Looking back I see the signs. People telling me to watch my back. People warning me that she tells lies and talks. But because I had the ideal that everyone is human and not knowing both sides of the story, I took the warnings at face value. Other signals that I should have listened to came from the source. Turning our leaving a group into “all about her.” Hanging up on calls because she felt we were “mocking her” when we weren’t. Talking shit about her kids with me, then sharing logs to prove that she was the “innocent victim” in the conversation. Opening up conversations with her ex’s, either her “ex mother” or her “ex boyfriends” in an effort to supposedly “be the bigger person” and ripping off the scabs on any past wounds in an effort to cause even more drama. Just a few things that should have clued me in on how untrustworthy she really was. And because of this, I now know what to look for in the future when deciding if I should trust someone or not. The biggest lesson I learned in all of this was to guard your heart and don’t give away too much information about yourself, no matter how long you have known the person, until they demonstrate that they are trustworthy. And above all, if a man puts you last in his life while telling you he loves you, then run…as fast as you can, to the nearest exit as they will never put you first.

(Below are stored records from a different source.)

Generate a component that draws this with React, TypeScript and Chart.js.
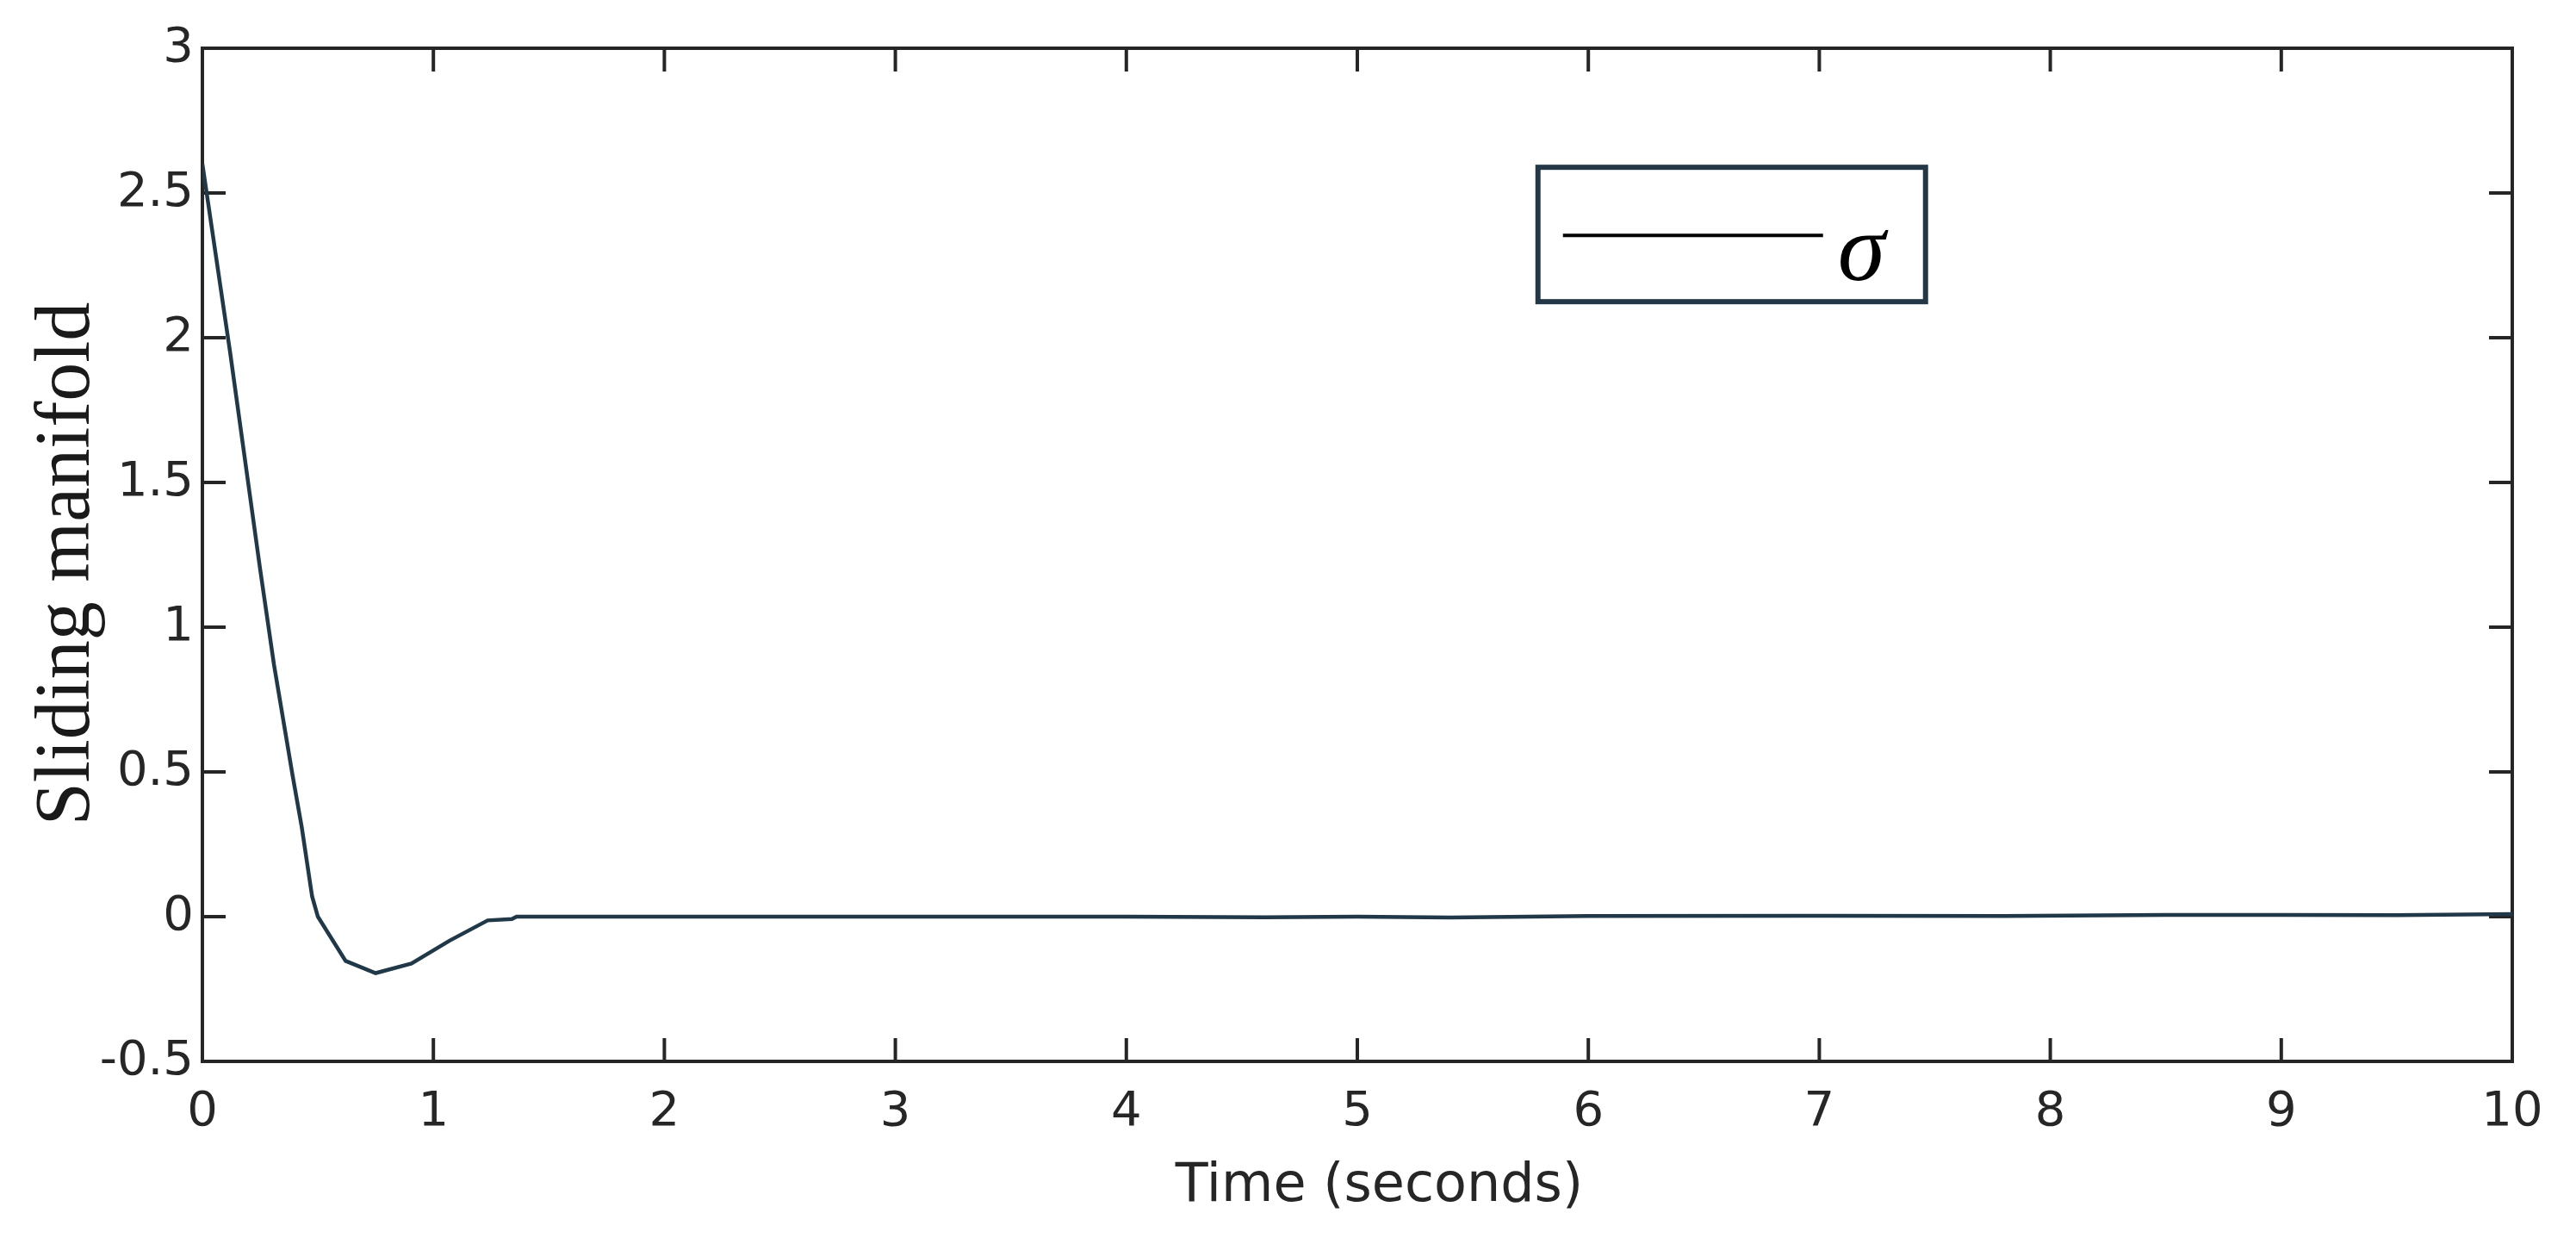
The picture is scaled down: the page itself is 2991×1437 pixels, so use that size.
import React, { useEffect, useRef } from "react";
import { Chart, registerables } from "chart.js";

Chart.register(...registerables);

// ---- data ----
const timeValues = [0, 0.12, 0.25, 0.31, 0.39, 0.43, 0.475, 0.5, 0.62, 0.75, 0.905, 1.07, 1.235, 1.34, 1.36, 2, 3, 4, 4.6, 5, 5.4, 6, 7, 7.8, 8.5, 9, 9.5, 10];
const sigmaValues = [2.6, 1.95, 1.2, 0.87, 0.49, 0.31, 0.07, 0.0, -0.153, -0.195, -0.162, -0.083, -0.013, -0.008, 0, 0, 0, 0, -0.002, 0, -0.003, 0.002, 0.003, 0.002, 0.006, 0.006, 0.005, 0.009];
const xTickValues = [0, 1, 2, 3, 4, 5, 6, 7, 8, 9, 10];
const yTickValues = [-0.5, 0, 0.5, 1, 1.5, 2, 2.5, 3];
const xAxisTitle = "Time (seconds)";
const yAxisTitle = "Sliding manifold";
const legendLabel = "\u03c3";

const AXIS_COLOR = "#262626";
const LINE_COLOR = "#213849";

const framePlugin = {
  id: "matlabFrame",
  beforeDatasetsDraw(chart: any) {
    const { ctx, chartArea } = chart;
    const xs = chart.scales.x;
    const ys = chart.scales.y;
    const { left, right, top, bottom } = chartArea;
    ctx.save();
    ctx.strokeStyle = AXIS_COLOR;
    ctx.lineWidth = 4;
    ctx.strokeRect(left, top, right - left, bottom - top);
    const tl = 27;
    ctx.beginPath();
    xTickValues.forEach((v) => {
      const px = xs.getPixelForValue(v);
      ctx.moveTo(px, bottom);
      ctx.lineTo(px, bottom - tl);
      ctx.moveTo(px, top);
      ctx.lineTo(px, top + tl);
    });
    yTickValues.forEach((v) => {
      const py = ys.getPixelForValue(v);
      ctx.moveTo(left, py);
      ctx.lineTo(left + tl, py);
      ctx.moveTo(right, py);
      ctx.lineTo(right - tl, py);
    });
    ctx.stroke();
    ctx.restore();
  },
  afterDraw(chart: any) {
    const { ctx, chartArea } = chart;
    const { left, right, top, bottom } = chartArea;
    const w = right - left;
    const h = bottom - top;
    ctx.save();
    // x title
    ctx.fillStyle = AXIS_COLOR;
    ctx.font = '62px "DejaVu Sans"';
    ctx.textAlign = "center";
    ctx.textBaseline = "alphabetic";
    ctx.fillText(xAxisTitle, left + w * 0.5095, 1394);
    // y title
    ctx.save();
    ctx.translate(103, top + h * 0.509);
    ctx.rotate(-Math.PI / 2);
    ctx.font = '90px "Liberation Serif"';
    ctx.fillStyle = "#1a1a1a";
    ctx.textAlign = "center";
    ctx.textBaseline = "alphabetic";
    ctx.fillText(yAxisTitle, 0, 0);
    ctx.restore();
    // legend box
    const bx = left + w * 0.5782;
    const by = top + h * 0.1175;
    const bw = 450;
    const bh = 156;
    ctx.fillStyle = "#ffffff";
    ctx.fillRect(bx, by, bw, bh);
    ctx.strokeStyle = "#233746";
    ctx.lineWidth = 6;
    ctx.strokeRect(bx, by, bw, bh);
    ctx.strokeStyle = "#000000";
    ctx.lineWidth = 4;
    ctx.beginPath();
    ctx.moveTo(bx + 29, by + 79);
    ctx.lineTo(bx + 331, by + 79);
    ctx.stroke();
    ctx.fillStyle = "#000000";
    ctx.font = 'italic 112px "Liberation Serif"';
    ctx.textAlign = "left";
    ctx.textBaseline = "alphabetic";
    ctx.fillText(legendLabel, bx + 348, by + 131);
    ctx.restore();
  },
};

export default function App() {
  const canvasRef = useRef<HTMLCanvasElement | null>(null);

  useEffect(() => {
    const canvas = canvasRef.current;
    if (!canvas) return;
    const points = timeValues.map((t, i) => ({ x: t, y: sigmaValues[i] }));
    const chart = new Chart(canvas, {
      type: "line",
      data: {
        datasets: [
          {
            label: legendLabel,
            data: points,
            borderColor: LINE_COLOR,
            borderWidth: 4.5,
            pointRadius: 0,
            tension: 0,
            fill: false,
          },
        ],
      },
      options: {
        animation: false,
        responsive: true,
        maintainAspectRatio: false,
        layout: { padding: { top: 56, right: 74, left: 0, bottom: 0 } },
        plugins: {
          legend: { display: false },
          tooltip: { enabled: false },
        },
        scales: {
          x: {
            type: "linear",
            min: 0,
            max: 10,
            afterFit: (scale: any) => {
              scale.height = 205;
            },
            afterBuildTicks: (scale: any) => {
              scale.ticks = xTickValues.map((v) => ({ value: v }));
            },
            border: { display: false },
            grid: { display: false, drawTicks: false },
            ticks: {
              padding: 26,
              color: AXIS_COLOR,
              font: { family: "DejaVu Sans", size: 56 },
              callback: (v: any) => String(v),
              maxRotation: 0,
              autoSkip: false,
            },
          },
          y: {
            type: "linear",
            min: -0.5,
            max: 3,
            afterFit: (scale: any) => {
              scale.width = 235;
            },
            afterBuildTicks: (scale: any) => {
              scale.ticks = yTickValues.map((v) => ({ value: v }));
            },
            border: { display: false },
            grid: { display: false, drawTicks: false },
            ticks: {
              padding: 10,
              color: AXIS_COLOR,
              font: { family: "DejaVu Sans", size: 56 },
              callback: (v: any) => String(v),
              autoSkip: false,
            },
          },
        },
      },
      plugins: [framePlugin],
    });
    return () => chart.destroy();
  }, []);

  return (
    <div style={{ position: "fixed", left: 0, top: 0, width: "2991px", height: "1437px", background: "#ffffff" }}>
      <canvas ref={canvasRef} />
    </div>
  );
}
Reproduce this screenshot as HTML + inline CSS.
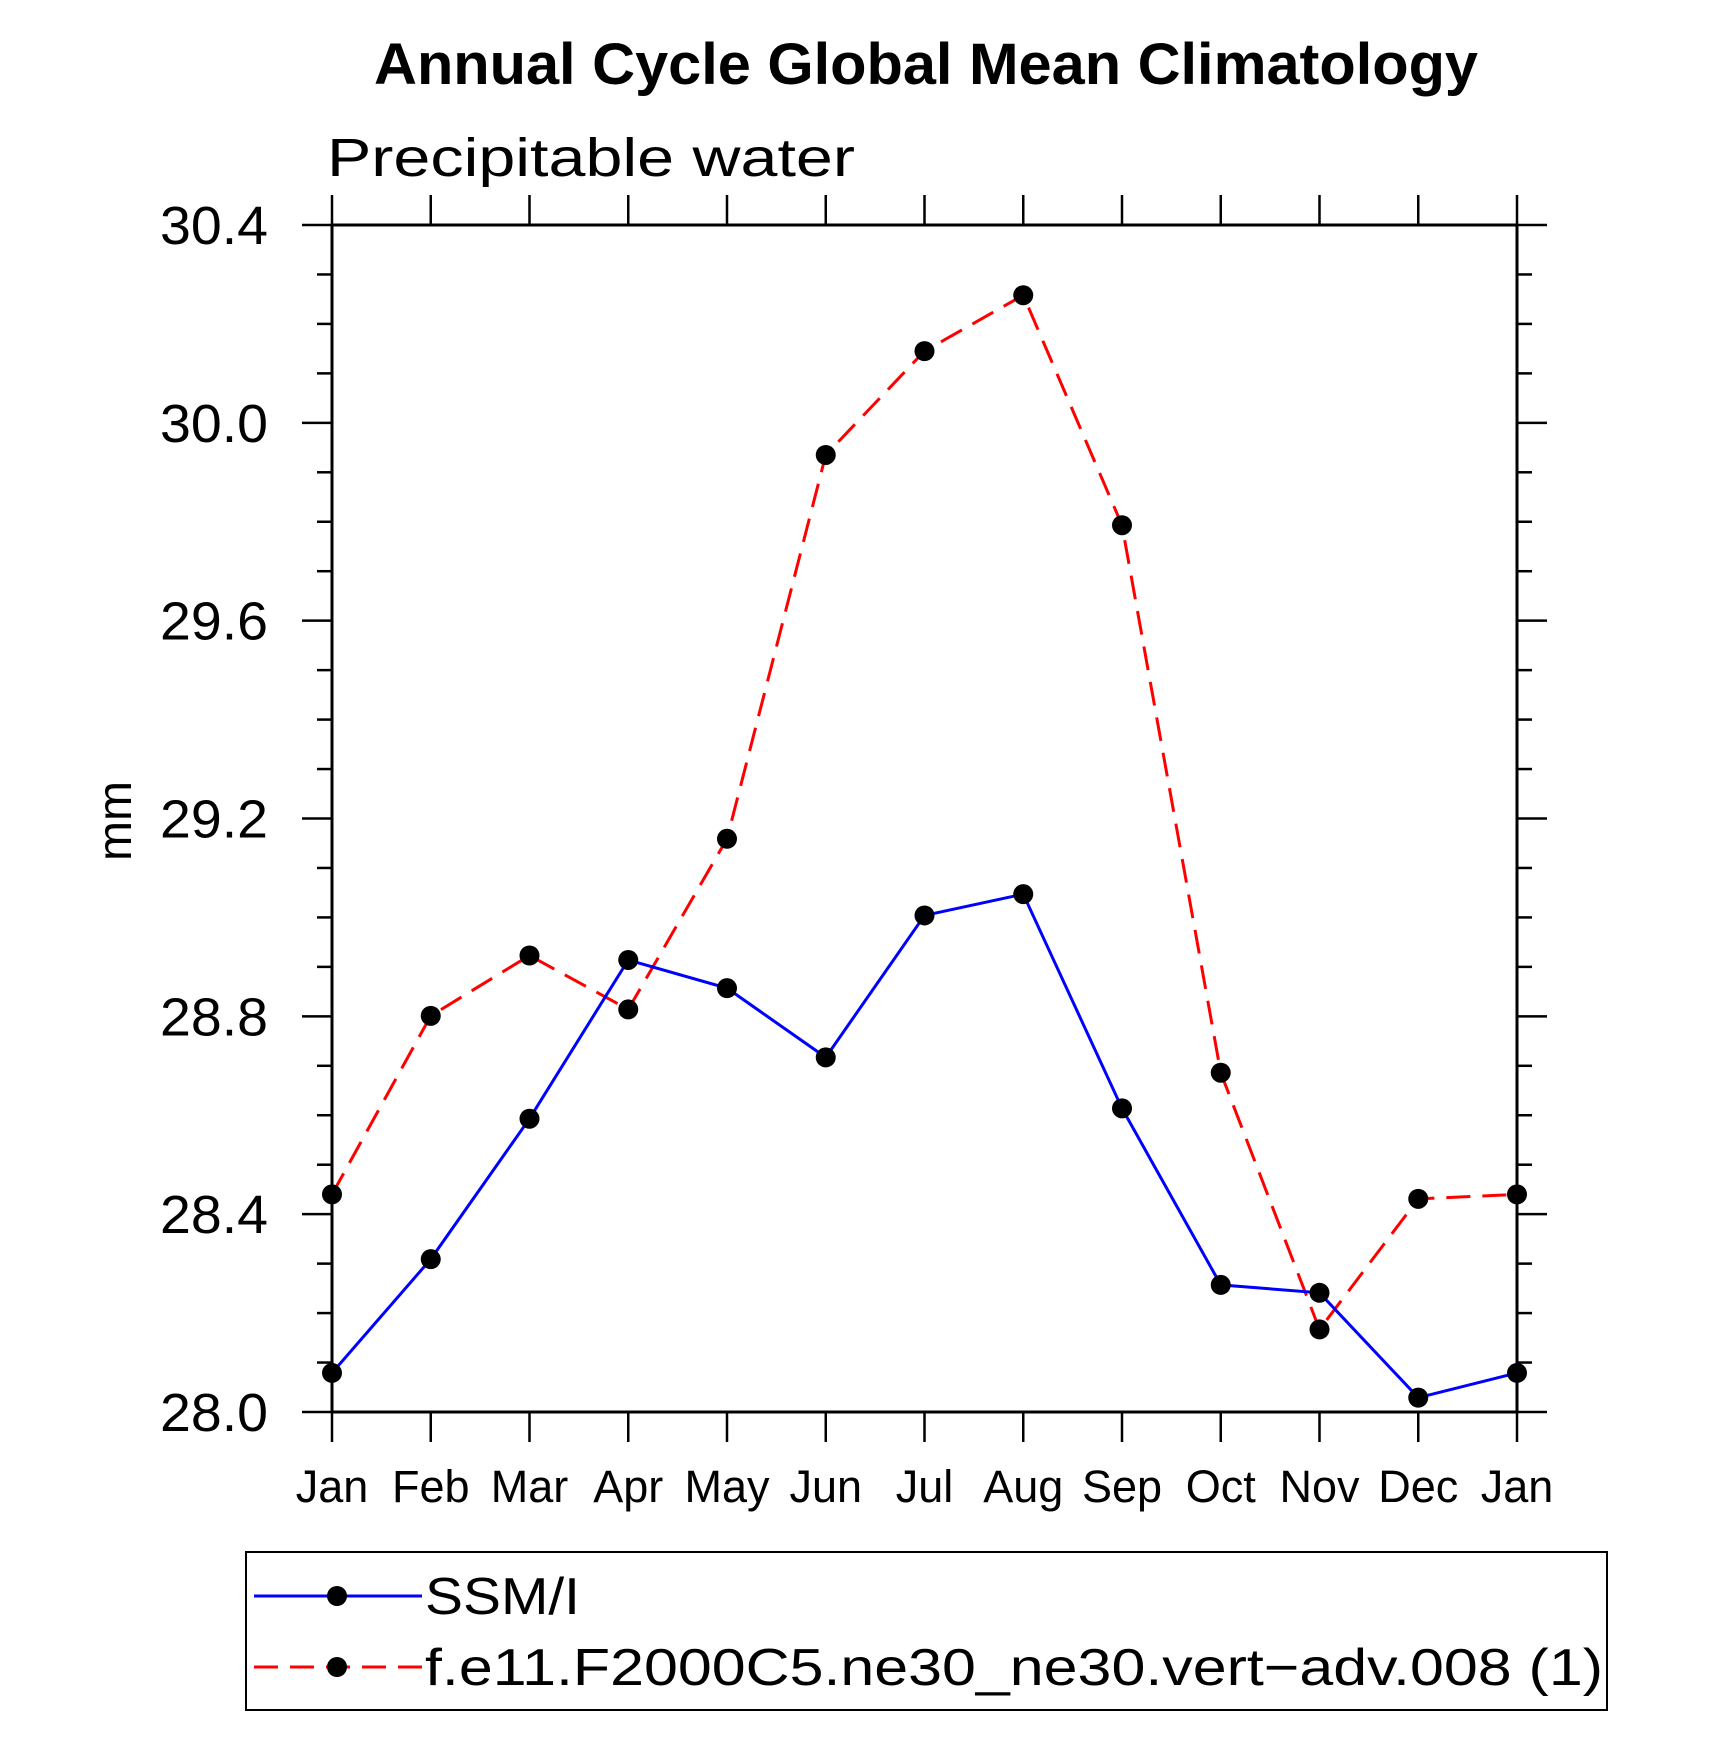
<!DOCTYPE html>
<html><head><meta charset="utf-8"><style>
body{margin:0;background:#fff}
svg{display:block}
text{font-family:"Liberation Sans",sans-serif}
</style></head><body>
<svg id="chart" width="1710" height="1747" viewBox="0 0 1710 1747" xmlns="http://www.w3.org/2000/svg">
<text x="926" y="84" text-anchor="middle" font-size="58" font-weight="bold" textLength="1104" lengthAdjust="spacingAndGlyphs">Annual Cycle Global Mean Climatology</text>
<text x="327" y="176" font-size="54" textLength="528" lengthAdjust="spacingAndGlyphs" fill="#000">Precipitable water</text>
<text x="0" y="0" font-size="48" text-anchor="middle" transform="translate(131,821) rotate(-90)">mm</text>
<g id="axes"></g>
<g id="series"></g>
<rect x="246" y="1552" width="1361" height="158" fill="none" stroke="#000" stroke-width="2"/>
<g>
<line x1="254" y1="1596" x2="422" y2="1596" stroke="#00f" stroke-width="3"/>
<circle cx="337" cy="1596" r="10" fill="#000"/>
<text x="425" y="1614" font-size="52" textLength="155" lengthAdjust="spacingAndGlyphs">SSM/I</text>
</g>
<g>
<line x1="254" y1="1667" x2="422" y2="1667" stroke="#f00" stroke-width="3" stroke-dasharray="24,12"/>
<circle cx="337" cy="1667" r="10" fill="#000"/>
<text x="425" y="1685" font-size="52" textLength="1178" lengthAdjust="spacingAndGlyphs">f.e11.F2000C5.ne30_ne30.vert−adv.008 (1)</text>
</g>
</svg>
<script>
const months = ["Jan","Feb","Mar","Apr","May","Jun","Jul","Aug","Sep","Oct","Nov","Dec","Jan"];
const ssmi = [28.079,28.309,28.593,28.914,28.857,28.717,29.004,29.047,28.614,28.257,28.241,28.029,28.079];
const model = [28.44,28.801,28.923,28.814,29.159,29.935,30.145,30.258,29.793,28.686,28.167,28.431,28.44];
const yTicks = ["28.0","28.4","28.8","29.2","29.6","30.0","30.4"];
const X0=332,X1=1517,Y0=1412,Y1=225,YMIN=28.0,YMAX=30.4;
const NS="http://www.w3.org/2000/svg";
function xs(i){return X0+(X1-X0)*i/(months.length-1);}
function ys(v){return Y0-(v-YMIN)/(YMAX-YMIN)*(Y0-Y1);}
function mk(tag,attrs,parent){const e=document.createElementNS(NS,tag);for(const k in attrs)e.setAttribute(k,attrs[k]);parent.appendChild(e);return e;}
const ax=document.getElementById('axes');
const frame=mk('rect',{x:X0,y:Y1,width:X1-X0,height:Y0-Y1,fill:'none',stroke:'#000','stroke-width':3},ax);


months.forEach((m,i)=>{
  const x=xs(i);
  mk('line',{x1:x,y1:Y0,x2:x,y2:Y0+30,stroke:'#000','stroke-width':2.5},ax);
  mk('line',{x1:x,y1:Y1,x2:x,y2:Y1-30,stroke:'#000','stroke-width':2.5},ax);
  const t=mk('text',{x:x,y:Y0+90,'text-anchor':'middle','font-size':45},ax);
  t.textContent=m;
  
  
});
for(let k=0;k<=24;k++){
  const v=YMIN+k*0.1,y=ys(v),major=k%4===0,L=major?30:15;
  mk('line',{x1:X0-L,y1:y,x2:X0,y2:y,stroke:'#000','stroke-width':2.5},ax);
  mk('line',{x1:X1,y1:y,x2:X1+L,y2:y,stroke:'#000','stroke-width':2.5},ax);
}
yTicks.forEach(s=>{
  const t=mk('text',{x:268,y:ys(parseFloat(s))+19,'text-anchor':'end','font-size':54,textLength:108,lengthAdjust:'spacingAndGlyphs'},ax);
  t.textContent=s;
  
  
});
const sg=document.getElementById('series');
function drawSeries(vals,color,dash,name){
  const g=mk('g',{},sg);
  
  
  const pts=vals.map((v,i)=>xs(i)+','+ys(v)).join(' ');
  const attrs={points:pts,fill:'none',stroke:color,'stroke-width':3};
  if(dash)attrs['stroke-dasharray']=dash;
  mk('polyline',attrs,g);
  vals.forEach((v,i)=>{
    const c=mk('circle',{cx:xs(i),cy:ys(v),r:10,fill:'#000'},g);
    
    
  });
}
drawSeries(model,'#f00','24,12','model-series');
drawSeries(ssmi,'#00f',null,'ssmi-series');
</script>
</body></html>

I learned a lot of lessons recently and have gone through a lot of transitions, lost several good friends, left a group that I was a part of for years and now I’ve lost family because of one person and her betrayal and the others twisting words to fit their own paranoid truths. I don’t know if I can ever forgive any of this, but I do know that I will be more careful in the future. Eventually I’ll get over my anger, but I don’t know how long it’ll take for me to get past my pain.